Optimizing High-Dimensional Oblique Splits
Chien-Ming Chi
TL;DR
This work develops a theory and practical framework for optimizing high-dimensional $s$-sparse oblique splits under the Sufficient Impurity Decrease (SID) criterion. It introduces a progressive, transfer-learning-inspired scheme that iteratively grows oblique trees by reusing a limited set of splits, and then combines these splits with orthogonal splits in Random Forests (RF+$\mathcal{S}^{(b)}$). The authors establish non-asymptotic SID convergence rates for sparse oblique splits, reveal a fundamental trade-off between SID class size (via $s_0$) and computational cost (scaling with $\binom{p}{s_0}$), and provide memory-transfer results that enable efficient learning and early stopping. Empirically, the framework demonstrates capability to learn complex functions such as the $s_0$-dimensional XOR in high dimensions, and competitive performance on real-world datasets relative to Forest-RC and MORF baselines. The work also offers an open-source Python implementation, highlighting practical applicability for scalable oblique-tree-based prediction in tall data settings.
Abstract
Orthogonal-split trees perform well, but evidence suggests oblique splits can enhance their performance.
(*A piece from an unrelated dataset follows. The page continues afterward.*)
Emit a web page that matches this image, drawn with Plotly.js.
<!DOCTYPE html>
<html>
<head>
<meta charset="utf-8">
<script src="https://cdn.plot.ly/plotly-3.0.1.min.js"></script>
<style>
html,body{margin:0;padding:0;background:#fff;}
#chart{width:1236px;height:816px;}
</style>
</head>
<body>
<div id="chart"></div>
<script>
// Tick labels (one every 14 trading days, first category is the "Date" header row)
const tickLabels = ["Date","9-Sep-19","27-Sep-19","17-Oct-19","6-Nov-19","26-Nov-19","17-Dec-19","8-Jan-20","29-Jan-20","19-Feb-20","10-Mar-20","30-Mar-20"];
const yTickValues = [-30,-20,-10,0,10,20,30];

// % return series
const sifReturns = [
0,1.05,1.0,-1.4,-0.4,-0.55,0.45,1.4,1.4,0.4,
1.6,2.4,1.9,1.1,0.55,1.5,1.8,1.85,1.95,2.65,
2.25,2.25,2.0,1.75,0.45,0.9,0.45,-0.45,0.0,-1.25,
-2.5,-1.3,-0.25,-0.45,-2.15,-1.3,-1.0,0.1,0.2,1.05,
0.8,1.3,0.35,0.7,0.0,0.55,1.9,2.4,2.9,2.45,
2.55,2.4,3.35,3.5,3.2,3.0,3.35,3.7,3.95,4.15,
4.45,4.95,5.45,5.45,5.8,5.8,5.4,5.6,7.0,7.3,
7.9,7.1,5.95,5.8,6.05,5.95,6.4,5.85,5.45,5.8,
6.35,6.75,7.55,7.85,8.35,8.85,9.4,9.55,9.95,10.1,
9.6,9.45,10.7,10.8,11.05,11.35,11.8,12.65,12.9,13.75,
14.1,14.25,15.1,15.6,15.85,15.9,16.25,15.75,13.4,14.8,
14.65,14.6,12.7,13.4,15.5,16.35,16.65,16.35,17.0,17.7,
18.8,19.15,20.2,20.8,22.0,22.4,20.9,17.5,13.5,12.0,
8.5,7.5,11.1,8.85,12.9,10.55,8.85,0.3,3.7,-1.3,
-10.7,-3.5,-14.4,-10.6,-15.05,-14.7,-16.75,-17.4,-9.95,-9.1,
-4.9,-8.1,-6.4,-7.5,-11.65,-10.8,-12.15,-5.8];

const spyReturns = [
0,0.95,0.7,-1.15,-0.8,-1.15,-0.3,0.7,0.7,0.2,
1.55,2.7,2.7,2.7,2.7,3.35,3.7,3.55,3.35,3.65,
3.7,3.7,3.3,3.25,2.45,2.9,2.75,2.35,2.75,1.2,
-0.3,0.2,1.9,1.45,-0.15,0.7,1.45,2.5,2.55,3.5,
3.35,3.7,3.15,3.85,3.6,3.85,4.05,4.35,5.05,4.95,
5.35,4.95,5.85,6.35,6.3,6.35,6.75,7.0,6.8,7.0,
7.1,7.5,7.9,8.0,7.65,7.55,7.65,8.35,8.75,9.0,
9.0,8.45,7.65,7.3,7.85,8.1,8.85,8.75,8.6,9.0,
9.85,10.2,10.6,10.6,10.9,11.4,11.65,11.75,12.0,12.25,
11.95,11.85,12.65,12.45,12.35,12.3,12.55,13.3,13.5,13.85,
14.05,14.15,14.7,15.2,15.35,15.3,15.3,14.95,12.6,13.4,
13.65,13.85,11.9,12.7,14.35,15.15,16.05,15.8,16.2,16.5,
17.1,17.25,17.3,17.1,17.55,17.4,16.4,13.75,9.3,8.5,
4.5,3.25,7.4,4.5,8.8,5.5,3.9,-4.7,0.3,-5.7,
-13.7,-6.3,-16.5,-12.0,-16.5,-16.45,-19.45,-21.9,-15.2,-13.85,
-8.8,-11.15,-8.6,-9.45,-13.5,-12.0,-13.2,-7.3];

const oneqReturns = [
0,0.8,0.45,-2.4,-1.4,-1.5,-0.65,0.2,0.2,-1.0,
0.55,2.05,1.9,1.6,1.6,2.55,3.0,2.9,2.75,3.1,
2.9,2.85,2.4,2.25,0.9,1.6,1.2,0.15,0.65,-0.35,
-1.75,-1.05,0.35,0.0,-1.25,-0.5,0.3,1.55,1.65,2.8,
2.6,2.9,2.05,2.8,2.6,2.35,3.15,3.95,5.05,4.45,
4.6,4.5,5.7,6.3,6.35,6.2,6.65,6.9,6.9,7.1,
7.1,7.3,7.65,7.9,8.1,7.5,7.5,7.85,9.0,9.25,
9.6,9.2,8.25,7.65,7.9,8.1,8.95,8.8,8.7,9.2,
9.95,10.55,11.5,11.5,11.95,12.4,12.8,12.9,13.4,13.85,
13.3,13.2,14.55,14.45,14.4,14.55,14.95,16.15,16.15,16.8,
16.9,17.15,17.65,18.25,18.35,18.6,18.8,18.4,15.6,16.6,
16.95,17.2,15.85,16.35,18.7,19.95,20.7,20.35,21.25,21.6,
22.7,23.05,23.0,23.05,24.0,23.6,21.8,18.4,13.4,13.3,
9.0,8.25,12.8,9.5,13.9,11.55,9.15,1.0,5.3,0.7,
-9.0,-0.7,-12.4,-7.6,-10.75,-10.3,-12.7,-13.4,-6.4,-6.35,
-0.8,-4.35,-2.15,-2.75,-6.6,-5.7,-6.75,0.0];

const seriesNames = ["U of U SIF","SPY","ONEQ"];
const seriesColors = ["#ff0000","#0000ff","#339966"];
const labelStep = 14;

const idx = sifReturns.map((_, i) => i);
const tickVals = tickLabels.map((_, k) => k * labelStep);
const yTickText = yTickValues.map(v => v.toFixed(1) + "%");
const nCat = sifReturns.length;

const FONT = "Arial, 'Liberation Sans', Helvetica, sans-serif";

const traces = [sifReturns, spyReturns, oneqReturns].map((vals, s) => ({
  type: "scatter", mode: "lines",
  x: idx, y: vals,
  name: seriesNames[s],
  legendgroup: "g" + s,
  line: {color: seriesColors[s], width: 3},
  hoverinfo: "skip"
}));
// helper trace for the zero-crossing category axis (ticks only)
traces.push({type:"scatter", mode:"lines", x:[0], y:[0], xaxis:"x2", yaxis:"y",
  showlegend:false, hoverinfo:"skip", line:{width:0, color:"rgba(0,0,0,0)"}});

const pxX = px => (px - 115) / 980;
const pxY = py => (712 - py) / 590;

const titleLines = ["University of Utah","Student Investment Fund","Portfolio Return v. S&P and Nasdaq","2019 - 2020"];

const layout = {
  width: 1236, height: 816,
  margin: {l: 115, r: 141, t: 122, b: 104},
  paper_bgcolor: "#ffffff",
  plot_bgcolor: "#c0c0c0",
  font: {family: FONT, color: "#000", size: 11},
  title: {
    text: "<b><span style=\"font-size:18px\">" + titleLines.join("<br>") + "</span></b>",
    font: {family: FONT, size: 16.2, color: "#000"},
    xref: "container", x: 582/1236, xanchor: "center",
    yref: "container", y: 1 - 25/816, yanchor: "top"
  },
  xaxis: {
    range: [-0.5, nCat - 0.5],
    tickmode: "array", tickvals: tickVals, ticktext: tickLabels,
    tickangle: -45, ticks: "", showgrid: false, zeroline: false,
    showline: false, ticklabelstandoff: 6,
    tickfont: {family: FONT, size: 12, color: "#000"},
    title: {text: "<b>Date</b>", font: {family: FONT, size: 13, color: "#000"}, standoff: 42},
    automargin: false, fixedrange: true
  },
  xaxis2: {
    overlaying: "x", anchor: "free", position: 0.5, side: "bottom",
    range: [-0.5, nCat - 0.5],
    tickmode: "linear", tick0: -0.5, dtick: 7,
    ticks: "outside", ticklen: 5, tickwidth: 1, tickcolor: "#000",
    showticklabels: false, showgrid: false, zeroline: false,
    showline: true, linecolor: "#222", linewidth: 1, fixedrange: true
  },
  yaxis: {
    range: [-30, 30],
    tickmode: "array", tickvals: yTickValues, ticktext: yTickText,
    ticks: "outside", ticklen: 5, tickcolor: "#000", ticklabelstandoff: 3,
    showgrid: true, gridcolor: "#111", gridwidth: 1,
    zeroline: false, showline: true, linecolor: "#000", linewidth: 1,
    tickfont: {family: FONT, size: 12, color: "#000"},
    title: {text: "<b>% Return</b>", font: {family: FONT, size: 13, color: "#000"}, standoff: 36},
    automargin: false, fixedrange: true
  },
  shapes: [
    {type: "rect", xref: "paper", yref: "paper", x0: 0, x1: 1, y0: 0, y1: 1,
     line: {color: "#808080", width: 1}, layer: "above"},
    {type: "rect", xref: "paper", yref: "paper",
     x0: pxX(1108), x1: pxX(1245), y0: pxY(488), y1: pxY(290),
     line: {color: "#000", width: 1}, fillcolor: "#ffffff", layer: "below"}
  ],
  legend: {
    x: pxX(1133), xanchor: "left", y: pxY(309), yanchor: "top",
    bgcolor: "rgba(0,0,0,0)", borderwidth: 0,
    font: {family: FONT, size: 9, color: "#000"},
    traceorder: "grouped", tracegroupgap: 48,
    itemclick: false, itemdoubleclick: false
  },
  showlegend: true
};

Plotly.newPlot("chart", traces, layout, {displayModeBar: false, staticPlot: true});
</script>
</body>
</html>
This paper explores optimizing high-dimensional $s$-sparse oblique splits from $\{(\vec{w}, \vec{w}^{\top}\boldsymbol{X}_{i}) : i\in \{1,\dots, n\}, \vec{w} \in \mathbb{R}^p, \| \vec{w} \|_{2} = 1, \| \vec{w} \|_{0} \leq s \}$ for growing oblique trees, where $ s $ is a user-defined sparsity parameter. We establish a connection between SID convergence and $s_0$-sparse oblique splits with $s_0\ge 1$, showing that the SID function class expands as $s_0$ increases, enabling the capture of more complex data-generating functions such as the $s_0$-dimensional XOR function. Thus, $s_0$ represents the unknown potential complexity of the underlying data-generating function. Learning these complex functions requires an $s$-sparse oblique tree with $s \geq s_0$ and greater computational resources. This highlights a trade-off between statistical accuracy, governed by the SID function class size depending on $s_0$, and computational cost. In contrast, previous studies have explored the problem of SID convergence using orthogonal splits with $ s_0 = s = 1 $, where runtime was less critical. Additionally, we introduce a practical framework for oblique trees that integrates optimized oblique splits alongside orthogonal splits into random forests. The proposed approach is assessed through simulations and real-data experiments, comparing its performance against various oblique tree models.